**Task data**
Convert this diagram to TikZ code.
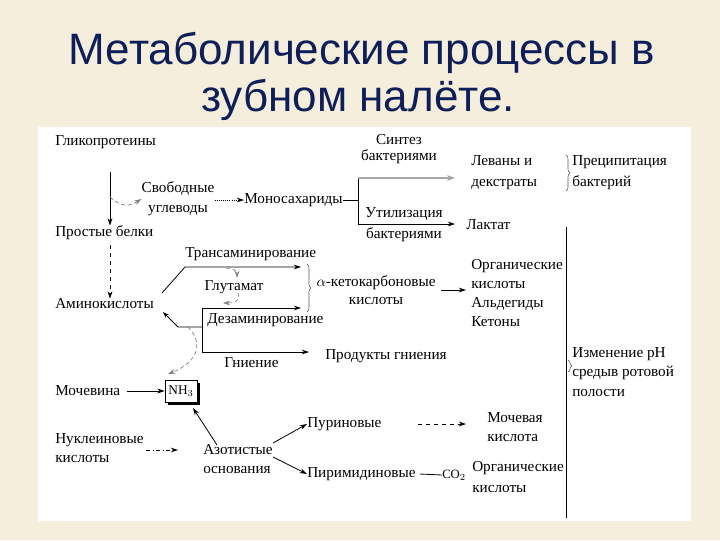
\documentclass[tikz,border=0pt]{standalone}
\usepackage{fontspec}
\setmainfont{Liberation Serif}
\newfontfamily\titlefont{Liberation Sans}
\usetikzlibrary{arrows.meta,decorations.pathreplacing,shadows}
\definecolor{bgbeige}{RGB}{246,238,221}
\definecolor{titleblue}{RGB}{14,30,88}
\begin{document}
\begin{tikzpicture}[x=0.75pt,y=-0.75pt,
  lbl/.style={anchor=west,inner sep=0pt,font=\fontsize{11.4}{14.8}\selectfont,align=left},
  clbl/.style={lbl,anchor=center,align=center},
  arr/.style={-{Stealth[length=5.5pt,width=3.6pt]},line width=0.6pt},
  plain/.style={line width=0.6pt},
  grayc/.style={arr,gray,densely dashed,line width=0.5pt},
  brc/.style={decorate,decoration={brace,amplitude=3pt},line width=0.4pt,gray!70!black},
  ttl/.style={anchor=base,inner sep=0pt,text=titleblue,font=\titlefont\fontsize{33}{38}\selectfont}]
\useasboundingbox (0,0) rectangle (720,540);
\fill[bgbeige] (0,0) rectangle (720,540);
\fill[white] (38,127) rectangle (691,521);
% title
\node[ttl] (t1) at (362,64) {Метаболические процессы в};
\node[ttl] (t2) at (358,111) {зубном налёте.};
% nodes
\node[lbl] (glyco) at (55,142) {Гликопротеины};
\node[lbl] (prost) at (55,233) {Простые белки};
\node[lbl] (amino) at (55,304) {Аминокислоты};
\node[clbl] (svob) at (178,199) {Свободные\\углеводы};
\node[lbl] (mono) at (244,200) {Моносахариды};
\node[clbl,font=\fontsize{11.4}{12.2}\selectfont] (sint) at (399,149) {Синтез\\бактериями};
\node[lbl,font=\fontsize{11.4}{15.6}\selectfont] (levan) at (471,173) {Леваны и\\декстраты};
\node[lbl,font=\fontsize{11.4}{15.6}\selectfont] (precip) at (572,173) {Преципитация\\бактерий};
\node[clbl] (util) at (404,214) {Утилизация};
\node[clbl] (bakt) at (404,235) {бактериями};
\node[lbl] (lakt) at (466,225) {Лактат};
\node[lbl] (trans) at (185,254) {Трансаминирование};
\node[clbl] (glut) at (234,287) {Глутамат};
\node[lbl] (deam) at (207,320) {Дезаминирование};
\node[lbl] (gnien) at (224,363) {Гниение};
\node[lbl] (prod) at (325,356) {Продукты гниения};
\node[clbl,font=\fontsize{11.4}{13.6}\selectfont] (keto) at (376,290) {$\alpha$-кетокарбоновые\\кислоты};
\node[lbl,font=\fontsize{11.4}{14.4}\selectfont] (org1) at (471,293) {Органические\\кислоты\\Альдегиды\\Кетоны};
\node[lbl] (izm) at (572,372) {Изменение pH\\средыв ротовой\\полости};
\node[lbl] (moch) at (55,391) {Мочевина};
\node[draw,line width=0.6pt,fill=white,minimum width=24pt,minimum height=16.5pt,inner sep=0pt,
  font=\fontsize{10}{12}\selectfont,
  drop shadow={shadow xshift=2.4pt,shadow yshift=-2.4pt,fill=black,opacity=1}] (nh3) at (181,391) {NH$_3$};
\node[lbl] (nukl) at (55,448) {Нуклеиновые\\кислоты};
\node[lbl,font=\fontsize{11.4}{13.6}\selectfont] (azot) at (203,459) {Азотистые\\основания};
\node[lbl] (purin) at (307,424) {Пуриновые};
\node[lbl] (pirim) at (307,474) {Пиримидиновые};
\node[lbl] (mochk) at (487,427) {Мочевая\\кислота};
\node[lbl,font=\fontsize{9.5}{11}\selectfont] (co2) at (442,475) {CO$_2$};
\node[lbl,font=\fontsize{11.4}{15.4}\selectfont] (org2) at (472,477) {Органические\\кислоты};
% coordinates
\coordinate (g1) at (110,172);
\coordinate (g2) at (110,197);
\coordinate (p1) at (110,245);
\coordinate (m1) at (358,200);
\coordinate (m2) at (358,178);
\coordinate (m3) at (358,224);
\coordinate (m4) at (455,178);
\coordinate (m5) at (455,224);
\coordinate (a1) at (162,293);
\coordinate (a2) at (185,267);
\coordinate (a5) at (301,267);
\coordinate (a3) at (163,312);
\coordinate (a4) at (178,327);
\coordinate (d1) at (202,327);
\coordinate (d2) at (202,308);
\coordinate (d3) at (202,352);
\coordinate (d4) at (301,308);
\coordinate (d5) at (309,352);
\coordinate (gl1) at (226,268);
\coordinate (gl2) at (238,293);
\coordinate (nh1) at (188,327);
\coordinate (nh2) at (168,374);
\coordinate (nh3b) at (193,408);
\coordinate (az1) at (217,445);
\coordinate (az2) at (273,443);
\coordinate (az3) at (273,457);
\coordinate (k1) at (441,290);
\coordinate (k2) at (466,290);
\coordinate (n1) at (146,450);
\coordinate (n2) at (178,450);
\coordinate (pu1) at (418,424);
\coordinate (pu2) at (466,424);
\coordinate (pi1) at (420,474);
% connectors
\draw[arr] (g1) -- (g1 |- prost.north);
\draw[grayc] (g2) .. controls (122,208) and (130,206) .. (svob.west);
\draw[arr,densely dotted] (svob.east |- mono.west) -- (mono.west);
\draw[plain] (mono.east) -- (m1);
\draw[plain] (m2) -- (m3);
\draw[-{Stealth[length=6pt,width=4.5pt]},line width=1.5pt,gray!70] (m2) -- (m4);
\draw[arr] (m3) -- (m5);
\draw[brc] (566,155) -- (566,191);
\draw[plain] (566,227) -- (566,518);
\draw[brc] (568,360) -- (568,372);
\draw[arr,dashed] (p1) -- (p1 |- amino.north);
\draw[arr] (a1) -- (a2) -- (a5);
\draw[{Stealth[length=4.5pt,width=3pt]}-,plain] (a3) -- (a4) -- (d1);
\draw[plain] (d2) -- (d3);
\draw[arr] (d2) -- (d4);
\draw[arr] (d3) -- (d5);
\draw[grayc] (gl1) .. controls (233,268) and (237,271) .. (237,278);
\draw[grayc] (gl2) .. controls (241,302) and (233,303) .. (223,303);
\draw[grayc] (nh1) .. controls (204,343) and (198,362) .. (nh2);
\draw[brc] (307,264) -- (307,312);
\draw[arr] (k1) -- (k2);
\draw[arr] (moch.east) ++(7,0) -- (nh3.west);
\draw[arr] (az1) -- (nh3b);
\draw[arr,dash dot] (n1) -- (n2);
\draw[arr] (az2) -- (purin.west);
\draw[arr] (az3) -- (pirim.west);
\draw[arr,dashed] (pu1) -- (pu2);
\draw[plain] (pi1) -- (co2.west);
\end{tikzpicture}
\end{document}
---
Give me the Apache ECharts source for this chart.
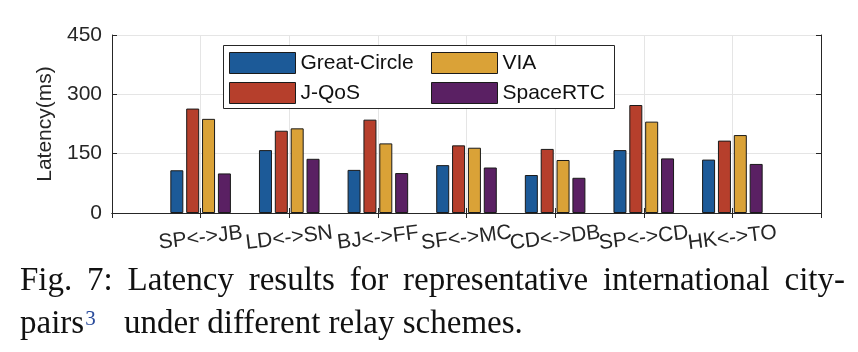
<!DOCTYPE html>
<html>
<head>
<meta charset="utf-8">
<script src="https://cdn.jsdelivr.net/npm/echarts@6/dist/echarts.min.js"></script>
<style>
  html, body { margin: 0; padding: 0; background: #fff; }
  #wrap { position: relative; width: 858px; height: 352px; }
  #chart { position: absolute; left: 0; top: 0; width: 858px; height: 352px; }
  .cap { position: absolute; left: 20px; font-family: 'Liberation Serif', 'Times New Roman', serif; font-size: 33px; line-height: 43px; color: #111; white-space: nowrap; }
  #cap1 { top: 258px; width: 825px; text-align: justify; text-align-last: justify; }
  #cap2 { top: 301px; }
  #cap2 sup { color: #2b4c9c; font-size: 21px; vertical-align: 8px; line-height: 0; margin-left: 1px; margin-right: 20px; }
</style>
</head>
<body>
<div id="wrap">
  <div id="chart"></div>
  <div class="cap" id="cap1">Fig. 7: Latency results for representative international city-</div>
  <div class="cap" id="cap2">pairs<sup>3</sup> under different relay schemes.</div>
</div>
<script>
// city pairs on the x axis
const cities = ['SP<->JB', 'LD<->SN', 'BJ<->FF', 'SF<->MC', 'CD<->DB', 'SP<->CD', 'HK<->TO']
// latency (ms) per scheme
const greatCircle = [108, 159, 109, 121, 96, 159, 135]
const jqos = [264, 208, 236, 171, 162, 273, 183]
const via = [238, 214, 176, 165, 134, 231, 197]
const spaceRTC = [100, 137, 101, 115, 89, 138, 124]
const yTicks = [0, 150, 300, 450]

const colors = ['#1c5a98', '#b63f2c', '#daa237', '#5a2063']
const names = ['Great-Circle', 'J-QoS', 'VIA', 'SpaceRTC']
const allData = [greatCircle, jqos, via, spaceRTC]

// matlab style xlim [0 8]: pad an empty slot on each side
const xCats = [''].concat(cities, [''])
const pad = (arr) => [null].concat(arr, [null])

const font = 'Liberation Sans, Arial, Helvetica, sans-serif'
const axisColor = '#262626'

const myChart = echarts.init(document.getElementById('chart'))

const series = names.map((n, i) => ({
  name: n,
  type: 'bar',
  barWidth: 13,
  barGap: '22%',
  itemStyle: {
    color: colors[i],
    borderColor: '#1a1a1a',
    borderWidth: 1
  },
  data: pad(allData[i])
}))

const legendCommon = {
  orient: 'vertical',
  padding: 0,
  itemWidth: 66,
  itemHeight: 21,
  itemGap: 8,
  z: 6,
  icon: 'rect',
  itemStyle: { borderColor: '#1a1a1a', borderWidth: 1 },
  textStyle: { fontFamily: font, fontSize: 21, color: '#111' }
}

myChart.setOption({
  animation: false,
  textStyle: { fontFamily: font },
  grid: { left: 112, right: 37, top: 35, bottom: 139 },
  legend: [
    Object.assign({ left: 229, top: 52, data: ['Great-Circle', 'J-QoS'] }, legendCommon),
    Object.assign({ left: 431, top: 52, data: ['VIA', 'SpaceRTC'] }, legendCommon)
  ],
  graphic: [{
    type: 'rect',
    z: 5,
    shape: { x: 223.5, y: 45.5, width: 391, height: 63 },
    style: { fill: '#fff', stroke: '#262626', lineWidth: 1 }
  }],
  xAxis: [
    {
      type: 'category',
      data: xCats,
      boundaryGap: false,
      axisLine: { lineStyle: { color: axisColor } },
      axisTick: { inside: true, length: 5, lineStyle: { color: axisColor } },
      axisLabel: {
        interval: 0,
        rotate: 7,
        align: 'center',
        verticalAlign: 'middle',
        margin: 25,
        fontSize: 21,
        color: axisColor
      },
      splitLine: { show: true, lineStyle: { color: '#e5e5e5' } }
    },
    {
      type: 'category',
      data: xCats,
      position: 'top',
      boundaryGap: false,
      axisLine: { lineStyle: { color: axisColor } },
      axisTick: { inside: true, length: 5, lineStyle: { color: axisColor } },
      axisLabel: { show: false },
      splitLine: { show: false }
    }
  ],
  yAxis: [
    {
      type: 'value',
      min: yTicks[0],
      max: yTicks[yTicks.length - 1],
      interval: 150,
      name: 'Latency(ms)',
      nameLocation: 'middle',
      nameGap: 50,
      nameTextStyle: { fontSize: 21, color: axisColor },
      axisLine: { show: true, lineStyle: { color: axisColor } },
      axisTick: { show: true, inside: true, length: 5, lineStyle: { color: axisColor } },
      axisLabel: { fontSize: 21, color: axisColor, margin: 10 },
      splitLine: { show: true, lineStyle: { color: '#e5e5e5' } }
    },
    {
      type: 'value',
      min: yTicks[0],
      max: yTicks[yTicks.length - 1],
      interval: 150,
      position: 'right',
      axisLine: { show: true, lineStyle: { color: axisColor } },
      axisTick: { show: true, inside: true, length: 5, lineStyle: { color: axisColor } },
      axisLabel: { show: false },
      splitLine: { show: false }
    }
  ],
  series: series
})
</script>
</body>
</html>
--
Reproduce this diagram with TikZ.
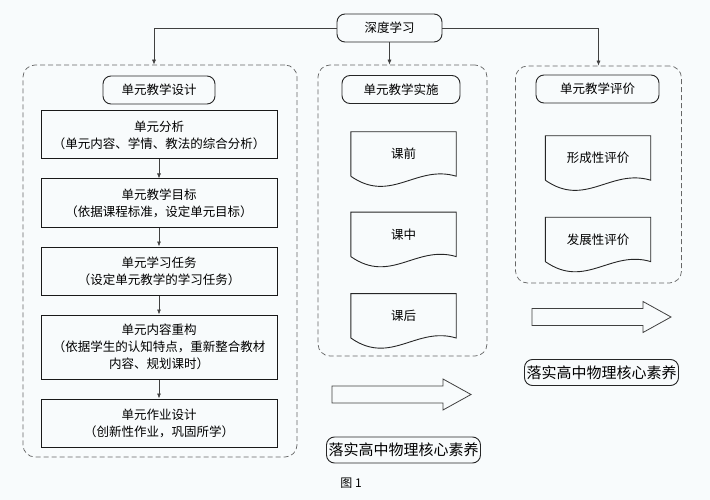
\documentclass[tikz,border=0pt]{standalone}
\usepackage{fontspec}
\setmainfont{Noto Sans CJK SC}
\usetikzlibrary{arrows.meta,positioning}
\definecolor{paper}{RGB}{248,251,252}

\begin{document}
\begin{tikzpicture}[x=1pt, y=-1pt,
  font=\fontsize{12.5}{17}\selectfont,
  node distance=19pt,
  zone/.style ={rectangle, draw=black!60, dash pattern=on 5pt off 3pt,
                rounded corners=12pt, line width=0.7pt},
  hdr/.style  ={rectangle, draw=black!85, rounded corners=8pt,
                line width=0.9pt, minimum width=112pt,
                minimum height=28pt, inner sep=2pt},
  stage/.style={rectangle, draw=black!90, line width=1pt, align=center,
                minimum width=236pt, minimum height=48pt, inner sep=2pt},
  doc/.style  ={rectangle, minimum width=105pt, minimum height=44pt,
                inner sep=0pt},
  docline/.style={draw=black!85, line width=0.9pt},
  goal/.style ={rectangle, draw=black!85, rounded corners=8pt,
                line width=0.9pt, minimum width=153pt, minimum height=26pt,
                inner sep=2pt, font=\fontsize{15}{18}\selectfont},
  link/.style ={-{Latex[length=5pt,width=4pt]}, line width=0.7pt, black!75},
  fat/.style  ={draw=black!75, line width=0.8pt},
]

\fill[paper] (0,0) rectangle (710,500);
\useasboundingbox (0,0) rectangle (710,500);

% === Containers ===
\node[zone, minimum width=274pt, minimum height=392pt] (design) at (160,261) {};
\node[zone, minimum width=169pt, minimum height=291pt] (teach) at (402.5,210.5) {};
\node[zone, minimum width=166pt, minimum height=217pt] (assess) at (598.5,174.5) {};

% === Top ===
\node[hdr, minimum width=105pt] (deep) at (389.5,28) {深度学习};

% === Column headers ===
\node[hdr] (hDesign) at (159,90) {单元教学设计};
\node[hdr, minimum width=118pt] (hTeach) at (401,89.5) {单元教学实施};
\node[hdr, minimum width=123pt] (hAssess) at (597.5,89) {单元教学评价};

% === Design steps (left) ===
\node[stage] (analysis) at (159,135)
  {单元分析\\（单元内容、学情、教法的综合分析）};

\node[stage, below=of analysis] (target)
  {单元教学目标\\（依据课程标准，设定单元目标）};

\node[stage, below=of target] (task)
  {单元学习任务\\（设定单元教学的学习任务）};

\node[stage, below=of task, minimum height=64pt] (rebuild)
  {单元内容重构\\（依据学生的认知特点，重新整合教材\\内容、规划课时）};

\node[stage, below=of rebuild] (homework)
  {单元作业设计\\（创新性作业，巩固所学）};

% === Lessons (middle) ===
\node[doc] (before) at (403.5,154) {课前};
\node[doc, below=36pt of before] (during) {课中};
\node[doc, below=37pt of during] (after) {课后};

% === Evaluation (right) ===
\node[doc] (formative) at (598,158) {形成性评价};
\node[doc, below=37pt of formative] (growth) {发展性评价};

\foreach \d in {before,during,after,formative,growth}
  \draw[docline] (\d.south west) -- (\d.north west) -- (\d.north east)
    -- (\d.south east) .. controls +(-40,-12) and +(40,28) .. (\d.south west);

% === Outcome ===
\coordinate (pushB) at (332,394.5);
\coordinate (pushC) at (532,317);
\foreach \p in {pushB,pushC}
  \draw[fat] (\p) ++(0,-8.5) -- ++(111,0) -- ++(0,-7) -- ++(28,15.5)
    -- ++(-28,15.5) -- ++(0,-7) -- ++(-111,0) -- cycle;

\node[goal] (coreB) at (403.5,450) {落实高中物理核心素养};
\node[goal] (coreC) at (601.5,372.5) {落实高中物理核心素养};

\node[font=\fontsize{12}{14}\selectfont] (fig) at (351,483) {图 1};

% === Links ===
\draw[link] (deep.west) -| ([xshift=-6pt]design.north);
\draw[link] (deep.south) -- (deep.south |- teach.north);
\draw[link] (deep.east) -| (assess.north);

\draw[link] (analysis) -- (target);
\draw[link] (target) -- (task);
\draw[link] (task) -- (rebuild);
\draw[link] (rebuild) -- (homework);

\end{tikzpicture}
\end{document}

**What the task asks**
Locate the word "diagram" in the records and collect each line it appears in.

**Solution below**
Convert this diagram to TikZ code.
Reproduce this diagram with TikZ.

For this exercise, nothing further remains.